Hans Bruening, a German pilot and businessman, arrived from Manitoba and was looking for a place to park his private business jet for a few days, while he scouted out potential organic cafĂ© locations and paid a visit to his uncle in Edmonton.
“I was taking the gas refuelling truck to fill a small Cessna 172 at Centennial Flight Centre and he flagged me down and said ‘Where can I park?’” said operations manager Evan Rose, who works out of the Villeneuve Airport.
He was surprised by the arrival, saying that most international business flights choose to arrive through the Edmonton International Airport.
“It was a bit different when we saw this thing,” said Rose, who used to work at the Edmonton City Centre Airport before it closed in 2013. “We would deal with these kind of aircraft all the time. But this one is unique in that it’s of German registration.”
Attracting international charter flights, especially from the U.S., is one of the airport’s goals and the main driver behind lobbying the federal government for access to customs services.
The airport received CANPASS status in March 2015. The revised status allows pilots of smaller aircraft – 15 passengers or fewer – to clear customs in Villeneuve rather than the Edmonton International airport.
It was Bruening’s first time flying his private jet, a Phenom 100, to Edmonton. Usually he buys a ticket on a passenger flight, but when he discovered that a general aviation airport existed in the area he decided to continue his trip from England and Iceland to Canada.
He said he prefers the service at smaller airports and the fact that they are not as busy and crowded.
“This is comparable to Europe. In Europe it’s very common that you use the smaller airports for business jets,” said Bruening, explaining that the continent has really separated general aviation from scheduled flights.
Bruening said he would certainly fly to Villeneuve again if his real estate company, Avia Mobil, decides to do business here. “It’s a shame that more people aren’t coming here,” he said.
He did have one criticism though. He said the airport needs to better market its available services.

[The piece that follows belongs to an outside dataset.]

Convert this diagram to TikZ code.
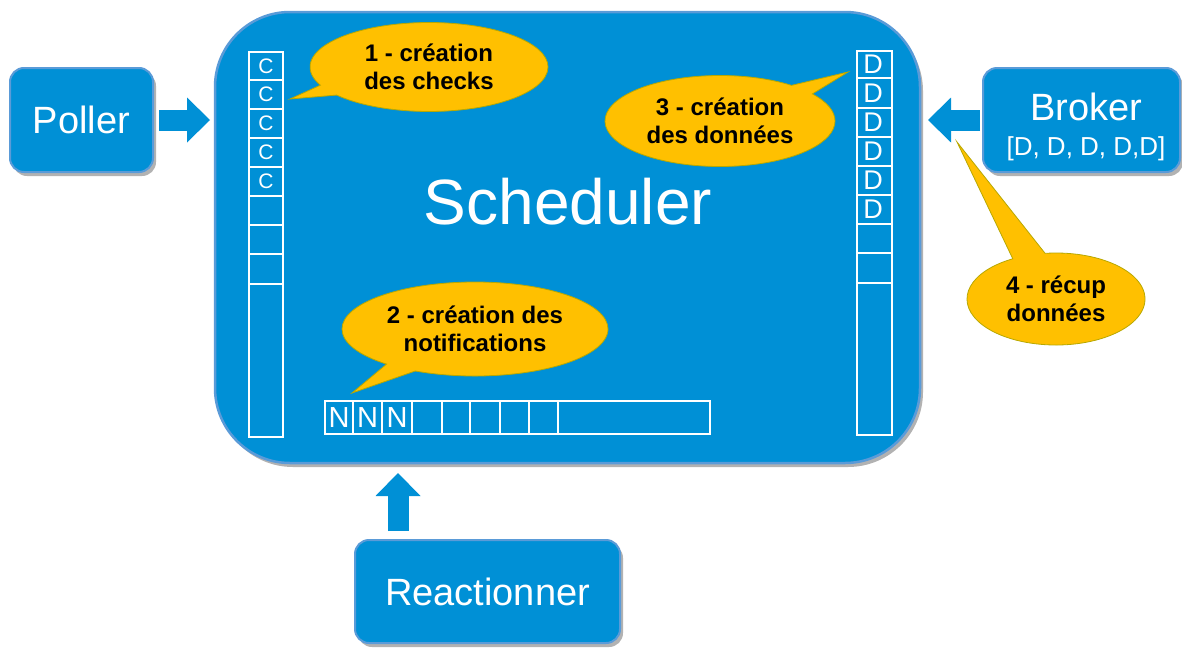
\documentclass[tikz,border=0pt]{standalone}
\usepackage{fontspec}
\setmainfont{Liberation Sans}
\usetikzlibrary{shapes.callouts,shadows,arrows.meta}
\definecolor{boxblue}{HTML}{0090D6}
\definecolor{boxedge}{HTML}{5A9BD8}
\definecolor{callfill}{HTML}{FFC000}
\definecolor{calledge}{HTML}{B8A800}
\tikzset{
  bluebox/.style={draw=boxedge, line width=2pt, fill=boxblue, rounded corners=14pt,
    inner sep=0pt, outer sep=0pt,
    drop shadow={shadow xshift=3pt, shadow yshift=-4pt, opacity=0.3, fill=black}},
  boxtext/.style={text=white, inner sep=0pt, font=\fontsize{38}{40}\selectfont},
  bubble/.style={ellipse callout, fill=callfill, draw=calledge, line width=0.8pt,
    inner sep=0pt, align=center, font=\bfseries\fontsize{24}{28}\selectfont},
  cellline/.style={draw=white, line width=1.4pt},
  celltext/.style={text=white, inner sep=0pt},
  blockarrow/.style={draw=boxblue, line width=21pt,
    -{Triangle[length=23pt, width=45pt, line width=0pt]}},
}
\begin{document}
\begin{tikzpicture}[x=1pt, y=-1pt]
\fill[white] (0,0) rectangle (1182,648);
\useasboundingbox (0,0) rectangle (1182,648);

% Scheduler
\node[bluebox, rounded corners=75pt, line width=2.5pt, minimum width=705pt, minimum height=451pt] (sched) at (567.5,237.5) {};
\node[text=white, inner sep=0pt, anchor=base, font=\fontsize{64}{64}\selectfont] (schedlabel) at (568,224) {Scheduler};

% left column (checks)
\draw[cellline] (249,52) rectangle (283,437);
\foreach \y in {80,109,138,167,196,225,254,284} \draw[cellline] (249,\y) -- (283,\y);
\foreach \i/\y in {1/66,2/94.5,3/123.5,4/152.5,5/181.5}
  \node[celltext, font=\fontsize{21}{21}\selectfont] (c\i) at (266,\y) {C};

% right column (data)
\draw[cellline] (857,51) rectangle (892,435);
\foreach \y in {78,108,137,166,195,224,253,283} \draw[cellline] (857,\y) -- (892,\y);
\foreach \i/\y in {1/64.5,2/93,3/122.5,4/151.5,5/180.5,6/209.5}
  \node[celltext, font=\fontsize{27}{27}\selectfont] (d\i) at (873,\y) {D};

% bottom row (notifications)
\draw[cellline] (325,401) rectangle (710,434);
\foreach \x in {353,382,412,442,470,500,529,558} \draw[cellline] (\x,401) -- (\x,434);
\foreach \i/\x in {1/339,2/367.5,3/397}
  \node[celltext, font=\fontsize{29}{29}\selectfont] (n\i) at (\x,417.5) {N};

% side boxes
\node[bluebox, minimum width=143pt, minimum height=104pt] (poller) at (81.5,120) {};
\node[boxtext] (pollerlabel) at (poller.center) {Poller};
\node[bluebox, minimum width=197pt, minimum height=104pt] (broker) at (1081.5,120) {};
\node[boxtext, anchor=base] (brokerlabel) at (1086,120) {Broker};
\node[text=white, inner sep=0pt, anchor=base, font=\fontsize{26}{26}\selectfont] (brokerlist) at (1086,155) {[D, D, D, D,D]};
\node[bluebox, minimum width=265pt, minimum height=103pt] (reac) at (487.5,591.5) {};
\node[boxtext] (reaclabel) at (reac.center) {Reactionner};

% block arrows
\draw[blockarrow, shorten <=6pt, shorten >=5pt] (poller.east) -- (poller.east -| sched.west);
\draw[blockarrow, shorten <=3pt, shorten >=8pt] (broker.west) -- (broker.west -| sched.east);
\coordinate (rtop) at ([xshift=-89.5pt]reac.north);
\draw[blockarrow, shorten <=9pt, shorten >=10pt] (rtop) -- (rtop |- sched.south);

% callouts
\coordinate (p1) at (290,99);
\coordinate (p2) at (352,393);
\coordinate (p3) at (848,72);
\coordinate (p4) at (957,142);
\node[bubble, minimum width=238pt, minimum height=89pt, callout absolute pointer={(p1)}] (b1) at (429,67) {1 - création\\des checks};
\node[bubble, minimum width=266pt, minimum height=94pt, callout absolute pointer={(p2)}] (b2) at (475,329) {2 - création des\\notifications};
\node[bubble, minimum width=230pt, minimum height=91pt, callout absolute pointer={(p3)}] (b3) at (720,121) {3 - création\\des données};
\node[bubble, minimum width=178pt, minimum height=92pt, callout pointer arc=22, callout absolute pointer={(p4)}] (b4) at (1056,299) {4 - récup\\données};
\end{tikzpicture}
\end{document}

He had difficulty confirming that the airport had all the services he needed – refuelling, maintenance, customs, etc.
And when he landed he was told by the control tower to park in a public maximum eight-hour space. It wasn’t until he met Rose that he was able to find a place to park his jet for a few days.
Mark Hyderman, owner of Villeneuve Aviation Centre, agrees. He said the airport authority does a great job of promoting what it strives for, but doesn’t spend enough time emphasizing what Villeneuve can do right now.
Hosted under the Edmonton International Airport’s website, the Villeneuve page prominently features the role and economic impact of the general aviation airport; operation details of individual businesses are buried in the business directory link.
The only useful information for pilots displayed on the main page is the NAV Canada air traffic control tower business hours.
“We want people to know we’re doing it now,” said Hyderman. “We need to raise awareness for pilots – not only in Alberta, B.C., Saskatchewan and Manitoba, but Germany too.”